Pero lo peor de esta mentalidad son sus consecuencias políticas concretas. Cuando un partido sucede a otro en la administración pública parte de la premisa de que las acciones de la famosa administración anterior fueron creadas y llevadas a cabo por malvados con risa depravada e intenciones tenebrosas. La ceguera que produce elevar las creencias políticas a valores absolutos impide ver lo bueno que se hizo. Al final aplica eso de que el mar y el viento tuvieron una pelea, pero el que salió perdiendo fue el marinero que iba en el bote: el pueblo.

En este contexto, el gran reto de un cristiano que aspire a la vida política es mostrar que se puede hacer política sin rendir la moral y la verdad. El reto requiere cristianos que hagan política, no políticos que hagan de cristianos. El desafío es inmenso. Recuérdese por ejemplo, que no existe una exención para los políticos cristianos al mandato de refrenar la lengua y no hablar mal del prójimo explicitado en Santiago 3:1-12, ni al de respetar las autoridades, aunque sean miembros de la oposición. Romanos 13: 1-7. Por ello, tal vez pueda decirse que se requiere que alguien sea un gran político para hacer política dentro de las orientaciones morales cristianas.

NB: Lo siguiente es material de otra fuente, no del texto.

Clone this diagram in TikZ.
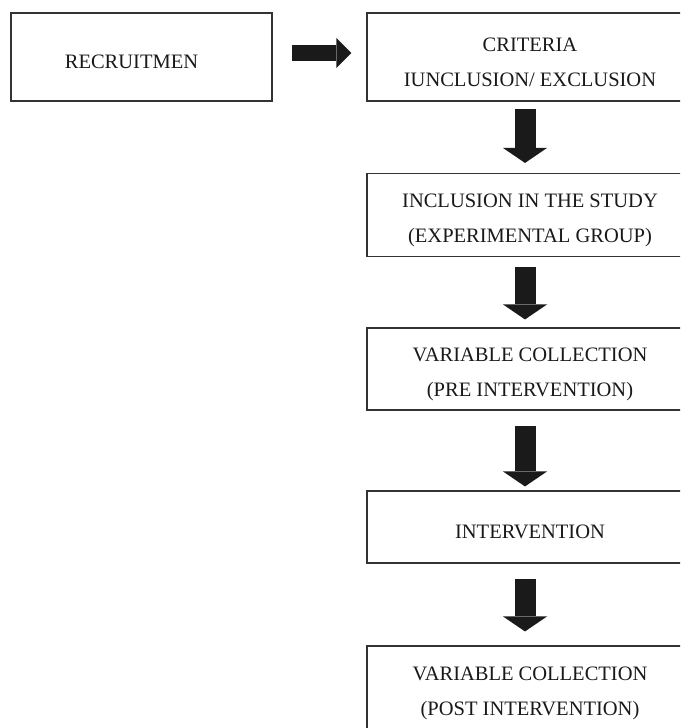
\documentclass[tikz,border=0pt]{standalone}
\usepackage{fontspec}
\setmainfont{Liberation Serif}
\usetikzlibrary{arrows.meta}
\definecolor{boxline}{HTML}{333333}
\definecolor{arrowc}{HTML}{1A1A1A}
\newcommand{\upstrut}{\rule{0pt}{24pt}}
\begin{document}
\begin{tikzpicture}[x=1pt,y=-1pt,
  box/.style={draw=boxline, line width=1.1pt, inner sep=0pt, align=center,
    font=\fontsize{20.5}{35}\selectfont, text=black!90},
  bigdown/.style={draw=arrowc, line width=21pt,
    -{Triangle[width=44pt,length=15pt,line width=0pt]}},
  bigright/.style={draw=arrowc, line width=16pt,
    -{Triangle[width=30pt,length=15pt,line width=0pt]}}]
\useasboundingbox (0,0) rectangle (680,728);
\clip (0,0) rectangle (680,728);
\node[box, minimum width=261pt, minimum height=88pt] (b1) at (141.5,57) {\upstrut RECRUITMEN\hspace*{20pt}};
\node[box, minimum width=326pt, minimum height=88pt] (b2) at (530,57) {\upstrut CRITERIA\\IUNCLUSION/ EXCLUSION};
\node[box, minimum width=326pt, minimum height=83pt] (b3) at (530,215) {\upstrut INCLUSION IN THE STUDY\\(EXPERIMENTAL GROUP)};
\node[box, minimum width=326pt, minimum height=82pt] (b4) at (530,369) {\upstrut VARIABLE COLLECTION\\(PRE INTERVENTION)};
\node[box, minimum width=326pt, minimum height=72pt] (b5) at (530,527) {\upstrut INTERVENTION};
\node[box, minimum width=326pt, minimum height=85pt] (b6) at (530,688.5) {\upstrut VARIABLE COLLECTION\\(POST INTERVENTION)};
\draw[bigright, shorten <=19pt, shorten >=15pt] ([yshift=4pt]b1.east) -- ([yshift=4pt]b2.west);
\draw[bigdown, shorten <=7pt, shorten >=10pt] ([xshift=-5pt]b2.south) -- ([xshift=-5pt]b3.north);
\draw[bigdown, shorten <=10pt, shorten >=8pt] ([xshift=-5pt]b3.south) -- ([xshift=-5pt]b4.north);
\draw[bigdown, shorten <=15pt, shorten >=4pt] ([xshift=-5pt]b4.south) -- ([xshift=-5pt]b5.north);
\draw[bigdown, shorten <=15pt, shorten >=14pt] ([xshift=-5pt]b5.south) -- ([xshift=-5pt]b6.north);
\end{tikzpicture}
\end{document}
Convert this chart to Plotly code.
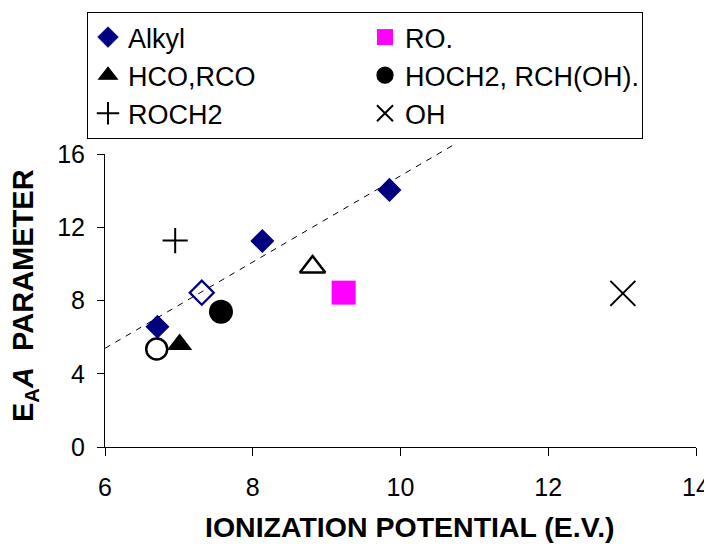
import plotly.graph_objects as go

# ---- data ----
alkyl_x = [6.71, 8.13, 9.85, 7.31]
alkyl_y = [6.57, 11.25, 14.04, 8.43]
alkyl_filled = [True, True, True, False]

ro_x = [9.23]
ro_y = [8.43]

hco_x = [7.01, 8.81]
hco_y = [5.6, 9.83]
hco_filled = [True, False]

hoch2_x = [7.57, 6.70]
hoch2_y = [7.39, 5.35]
hoch2_filled = [True, False]

roch2_x = [6.95]
roch2_y = [11.27]

oh_x = [13.01]
oh_y = [8.39]

trend_x = [6.0, 10.77]
trend_y = [5.39, 16.62]

x_ticks = [6, 8, 10, 12, 14]
y_ticks = [0, 4, 8, 12, 16]

FONT = "Arial, Liberation Sans, sans-serif"
NAVY = "#000080"

# layout geometry (pixels, figure coordinates)
W, H = 704, 538
ML, MR, MT, MB = 97, 16, 132, 99
PLOT_TOP = 146            # where y=16 sits
Y_MAX = 16
inner_w = W - ML - MR
inner_h = H - MT - MB
y_dom_top = (H - MB - PLOT_TOP) / inner_h
y2_max = Y_MAX / y_dom_top

fig = go.Figure()


def sym(base, filled):
    return [base if f else base + "-open" for f in filled]


fig.add_trace(go.Scatter(
    x=trend_x, y=trend_y, mode="lines", showlegend=False, yaxis="y2",
    line=dict(color="black", width=1, dash="6px,6px"), hoverinfo="skip"))

fig.add_trace(go.Scatter(
    x=alkyl_x, y=alkyl_y, mode="markers", name="Alkyl",
    marker=dict(symbol=sym("diamond", alkyl_filled), size=18.5, color=NAVY, opacity=1,
                line=dict(color=NAVY, width=[0 if f else 2.2 for f in alkyl_filled]))))

fig.add_trace(go.Scatter(
    x=ro_x, y=ro_y, mode="markers", name="RO.",
    marker=dict(symbol="square", size=24, color="#FF00FF", opacity=1, line=dict(width=0))))

fig.add_trace(go.Scatter(
    x=hco_x, y=hco_y, mode="markers", name="HCO,RCO",
    marker=dict(symbol=sym("triangle-up", hco_filled), size=22, color="black", opacity=1,
                line=dict(color="black", width=[0 if f else 2.5 for f in hco_filled]))))

fig.add_trace(go.Scatter(
    x=hoch2_x, y=hoch2_y, mode="markers", name="HOCH2, RCH(OH).",
    marker=dict(symbol=sym("circle", hoch2_filled), size=[24 if f else 21 for f in hoch2_filled],
                color="black", opacity=1,
                line=dict(color="black", width=[0 if f else 2.5 for f in hoch2_filled]))))

fig.add_trace(go.Scatter(
    x=roch2_x, y=roch2_y, mode="markers", name="ROCH2",
    marker=dict(symbol="cross-thin", size=18, color="black", opacity=1,
                line=dict(color="black", width=2))))

fig.add_trace(go.Scatter(
    x=oh_x, y=oh_y, mode="markers", name="OH",
    marker=dict(symbol="x-thin", size=25, color="black", opacity=1,
                line=dict(color="black", width=2))))

# axis titles (positioned like the reference)
fig.add_annotation(
    text="<b>E<sub>A</sub><i>A</i>  PARAMETER</b>",
    xref="paper", yref="paper",
    x=(17 - ML) / inner_w, y=(H - MB - 288) / inner_h,
    xanchor="center", yanchor="middle", textangle=-90, showarrow=False,
    font=dict(size=29, family=FONT, color="black"),
)
fig.add_annotation(
    text="<b>IONIZATION POTENTIAL (E.V.)</b>",
    xref="paper", yref="paper",
    x=(402 - ML) / inner_w, y=(H - MB - 519) / inner_h,
    xanchor="center", yanchor="middle", showarrow=False,
    font=dict(size=28.5, family=FONT, color="black"),
)

fig.update_layout(
    width=W, height=H,
    margin=dict(l=ML, r=MR, t=MT, b=MB, autoexpand=False),
    paper_bgcolor="white", plot_bgcolor="rgba(0,0,0,0)",
    font=dict(family=FONT, color="black", size=25),
    legend=dict(
        orientation="h", xref="paper", yref="paper",
        x=(79 - ML) / inner_w, y=1 + (MT - 4) / inner_h,
        xanchor="left", yanchor="top",
        bordercolor="black", borderwidth=1,
        font=dict(family=FONT, size=27, color="black"),
        entrywidth=232, entrywidthmode="pixels",
        itemsizing="trace",
        bgcolor="white",
    ),
    xaxis=dict(
        range=[6, 14], tickvals=x_ticks, ticktext=[str(v) for v in x_ticks],
        showgrid=False, zeroline=False, showline=True, linecolor="black", linewidth=1,
        ticks="outside", ticklen=8, tickcolor="black", automargin=False,
        ticklabelstandoff=10,
        tickfont=dict(size=25, family=FONT), anchor="y",
    ),
    yaxis=dict(
        range=[0, Y_MAX], domain=[0, y_dom_top], tickvals=y_ticks,
        ticktext=[str(v) for v in y_ticks],
        showgrid=False, zeroline=False, showline=True, linecolor="black", linewidth=1,
        ticks="outside", ticklen=7, tickcolor="black", automargin=False,
        ticklabelstandoff=7,
        tickfont=dict(size=25, family=FONT),
    ),
    yaxis2=dict(
        range=[0, y2_max], domain=[0, 1], anchor="x", visible=False,
        showgrid=False, zeroline=False, automargin=False,
    ),
)

fig.write_html("out.html")
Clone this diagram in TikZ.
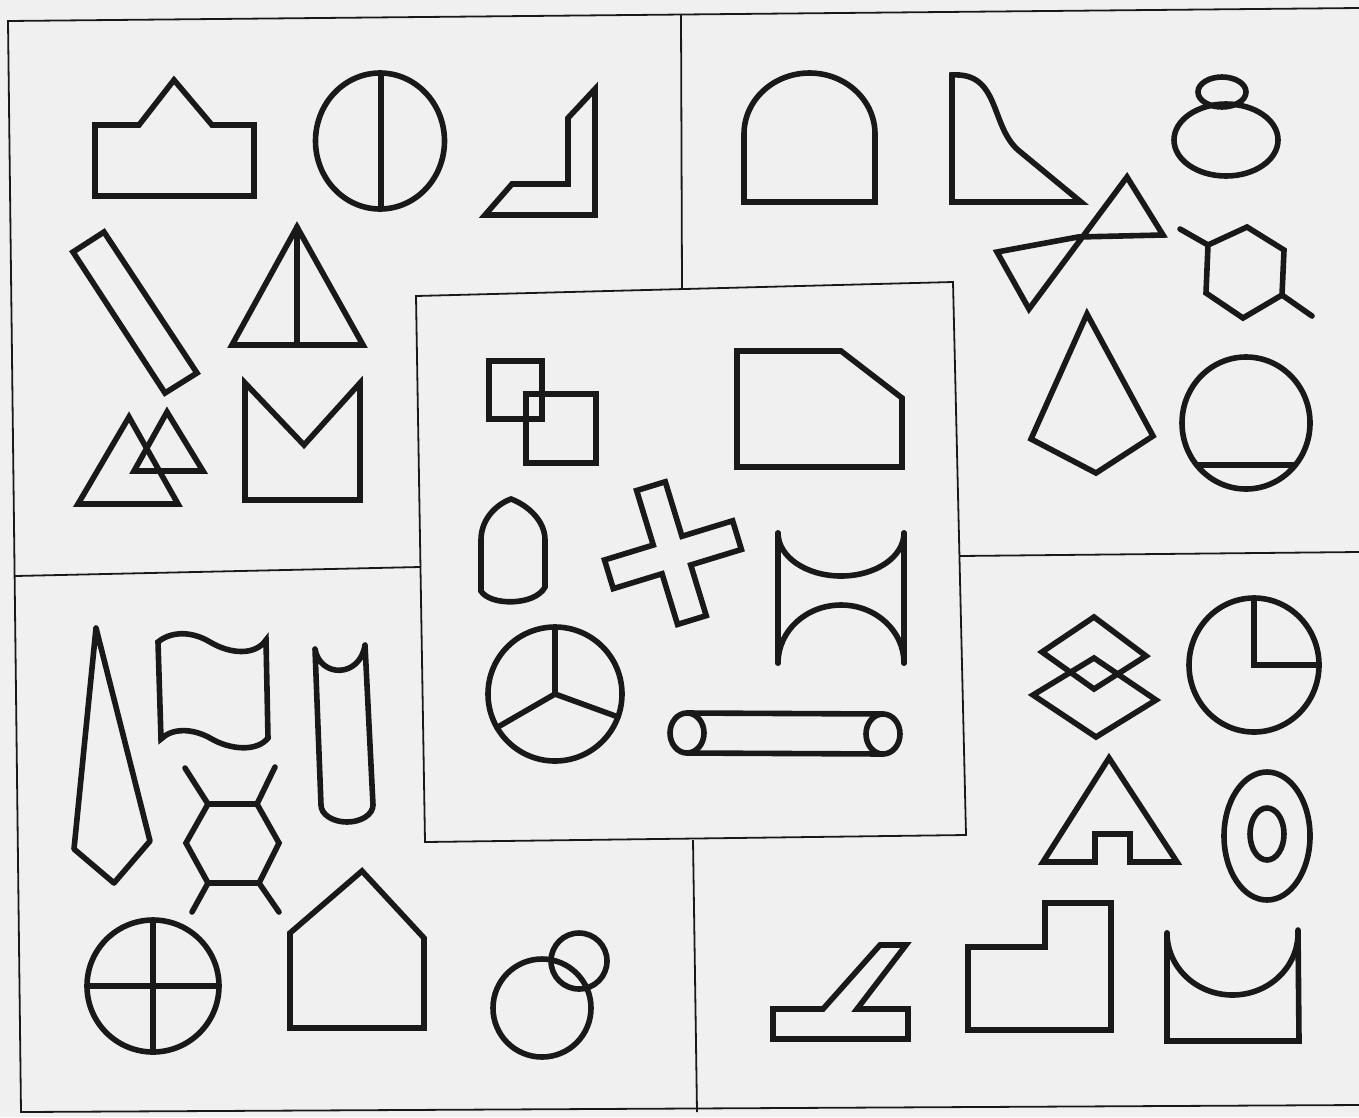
\documentclass[tikz,border=0pt]{standalone}

\definecolor{ink}{gray}{0.1}
\definecolor{paper}{gray}{0.94}

\begin{document}
\begin{tikzpicture}[x=1pt,y=-1pt,
  fig/.style={draw=ink,line width=5.6pt,line cap=round},
  frame/.style={draw=ink,line width=1.8pt}]

\fill[paper] (0,0) rectangle (1359,1117);
\useasboundingbox (0,0) rectangle (1359,1117);

%====================================================
% Frame lines
%====================================================
\draw[frame] (1359,8) -- (8,21) -- (21,1112) -- (1359,1105);
\draw[frame] (681,14) -- (682,289);
\draw[frame] (416,296) -- (953,282) -- (966,835) -- (425,842) -- cycle;
\draw[frame] (15,576) -- (420,567);
\draw[frame] (693,840) -- (697,1112);
\draw[frame] (959,556) -- (1359,552);

%====================================================
% Panel 1 : top left
%====================================================
% Crown
\draw[fig] (95,196) -- (254,196) -- (254,125) -- (212,125) -- (174,80)
  -- (139,125) -- (95,125) -- cycle;

% Split oval
\draw[fig] (380,141) ellipse[x radius=64.5,y radius=68];
\draw[fig] (381,73) -- (381,209);

% Corner
\draw[fig] (595,89) -- (595,215) -- (485,215) -- (512,184) -- (568,184)
  -- (568,118) -- cycle;

% Bar
\draw[fig] (73,252) -- (104,232) -- (197,373) -- (165,393) -- cycle;

% Split triangle
\draw[fig] (297,227) -- (363,345) -- (232,345) -- cycle;
\draw[fig] (297,227) -- (297,345);

% Two triangles
\draw[fig] (129,417) -- (178,504) -- (78,504) -- cycle;
\draw[fig] (167,412) -- (203,471) -- (134,471) -- cycle;

% Notched block
\draw[fig] (245,383) -- (304,445) -- (360,383) -- (360,500) -- (245,500) -- cycle;

%====================================================
% Panel 2 : top right
%====================================================
% Arch
\draw[fig] (744,202) -- (744,134)
  arc[start angle=180,end angle=0,x radius=65.5pt,y radius=61pt]
  -- (875,202) -- cycle;

% Curved wedge
\draw[fig] (952,75) .. controls (1000,72) and (990,125) .. (1018,150)
  -- (1081,202) -- (952,202) -- cycle;

% Snowman
\draw[fig] (1226,140) ellipse[x radius=52,y radius=36];
\draw[fig] (1222,92) ellipse[x radius=24,y radius=15];

% Bow tie
\draw[fig] (997,252) -- (1078,237) -- (1163,235) -- (1127,177) -- (1029,309) -- cycle;

% Hexagon, two stubs
\draw[fig] (1247,227) -- (1284,250) -- (1282,295) -- (1243,318) -- (1206,293)
  -- (1208,245) -- cycle;
\draw[fig] (1208,245) -- (1180,229);
\draw[fig] (1282,295) -- (1312,316);

% Kite
\draw[fig] (1087,314) -- (1153,436) -- (1096,473) -- (1031,439) -- cycle;

% Oval with chord
\draw[fig] (1246,423) ellipse[x radius=64,y radius=66];
\draw[fig] (1197,465) -- (1295,465);

%====================================================
% Panel 3 : centre
%====================================================
% Two squares
\draw[fig] (489,361) rectangle (542,419);
\draw[fig] (526,394) rectangle (596,463);

% Cut block
\draw[fig] (737,351) -- (841,351) -- (902,398) -- (902,467) -- (737,467) -- cycle;

% Bullet
\draw[fig] (545,560) -- (545,587) .. controls (535,606) and (490,606) .. (481,591)
  -- (481,540) .. controls (481,520) and (495,505) .. (511,499)
  .. controls (527,505) and (545,520) .. (545,540) -- cycle;

% Cross
\begin{scope}[shift={(672,555)},rotate=17]
\draw[fig] (-15,-72) -- (15,-72) -- (15,-15) -- (68,-15) -- (68,15) -- (15,15)
  -- (15,68) -- (-15,68) -- (-15,15) -- (-66,15) -- (-66,-15) -- (-15,-15) -- cycle;
\end{scope}

% Hourglass
\draw[fig] (778,533) -- (778,663);
\draw[fig] (904,533) -- (904,663);
\draw[fig] (778,533) arc[start angle=180,end angle=360,x radius=63pt,y radius=43pt];
\draw[fig] (778,663) arc[start angle=180,end angle=0,x radius=63pt,y radius=58pt];

% Three spokes
\draw[fig] (555,694) circle[radius=67];
\draw[fig] (555,694) -- (555,627) (555,694) -- +(210:67pt) (555,694) -- +(-20:67pt);

% Roller
\draw[fig] (687,733) ellipse[x radius=17,y radius=20];
\draw[fig] (883,734) ellipse[x radius=17,y radius=20];
\draw[fig] (687,713) -- (883,714);
\draw[fig] (687,753) -- (883,754);

%====================================================
% Panel 4 : bottom left
%====================================================
% Tie
\draw[fig,line join=round] (96,628) -- (150,841) -- (114,883) -- (74,849) -- cycle;

% Flag
\draw[fig] (158,642) .. controls (170,632) and (190,630) .. (210,642)
  .. controls (230,654) and (255,656) .. (266,640) -- (268,738)
  .. controls (257,752) and (230,750) .. (210,738)
  .. controls (192,728) and (172,728) .. (161,739) -- cycle;

% Test tube
\draw[fig,line join=round] (315,649) .. controls (320,678) and (360,678) .. (365,645)
  -- (373,805) arc[start angle=0,end angle=-180,x radius=26pt,y radius=17pt] -- cycle;

% Hexagon, four stubs
\draw[fig] (208,804) -- (257,804) -- (279,843) -- (259,883) -- (208,883)
  -- (186,843) -- cycle;
\draw[fig] (208,804) -- (185,768) (257,804) -- (275,767)
  (208,883) -- (192,912) (259,883) -- (279,912);

% Circle with cross
\draw[fig] (153,986) circle[radius=66];
\draw[fig] (153,920) -- (153,1052) (87,986) -- (219,986);

% House
\draw[fig] (362,871) -- (424,938) -- (424,1028) -- (290,1028) -- (290,933) -- cycle;

% Two rings
\draw[fig] (542,1008) circle[radius=49];
\draw[fig] (579,961) circle[radius=28];

%====================================================
% Panel 5 : bottom right
%====================================================
% Diamonds
\draw[fig] (1094,617) -- (1146,656) -- (1094,689) -- (1042,652) -- cycle;
\draw[fig] (1094,658) -- (1156,700) -- (1096,737) -- (1033,695) -- cycle;

% Quarter circle
\draw[fig] (1254,665) ellipse[x radius=65,y radius=67];
\draw[fig] (1254,598) -- (1254,665) -- (1319,665);

% Notched triangle
\draw[fig] (1109,758) -- (1177,862) -- (1130,862) -- (1130,834) -- (1095,834)
  -- (1095,862) -- (1043,862) -- cycle;

% Ring
\draw[fig] (1267,836) ellipse[x radius=43,y radius=64];
\draw[fig] (1267,834) ellipse[x radius=17,y radius=26];

% Slanted stand
\draw[fig] (773,1009) -- (823,1009) -- (880,945) -- (906,945) -- (857,1009)
  -- (908,1009) -- (908,1039) -- (773,1039) -- cycle;

% Step block
\draw[fig] (968,947) -- (1045,947) -- (1045,903) -- (1111,903) -- (1111,1030)
  -- (968,1030) -- cycle;

% Bowl
\draw[fig] (1167,933) -- (1167,1041) -- (1299,1041) -- (1298,930);
\draw[fig] (1167,933) arc[start angle=180,end angle=360,x radius=65.5pt,y radius=62pt];

\end{tikzpicture}
\end{document}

Pero volvamos a la pregunta con la que comenzamos.

Hace unos años en Puerto Rico, el arzobispo de San Juan de la Iglesia Católica publicó una carta circular hablando de la patria como don de Dios. Fue duramente criticado por expresarse de forma políticamente tendenciosa según las percepciones locales. No obstante, no mucho después, el evangelista evangélico Luis Palau dijo exactamente lo mismo en una actividad en España: La patria es don de Dios.

Por ello, la verdad es que no solamente podemos participar en los procesos democráticos, tener puestos y hasta aspirar a cargos electivos, sino que, en la medida del llamado de Dios y dentro de la fe, debemos participar, contribuir y trabajar para mejorar nuestro País. Nuestro don.

(Esta es una síntesis de una conferencia ofrecida por el director del CTW en el conversatorio “El creyente ante la política y otros asuntos públicos” celebrado el 30 de agosto de 2014 en Dorado, Puerto Rico).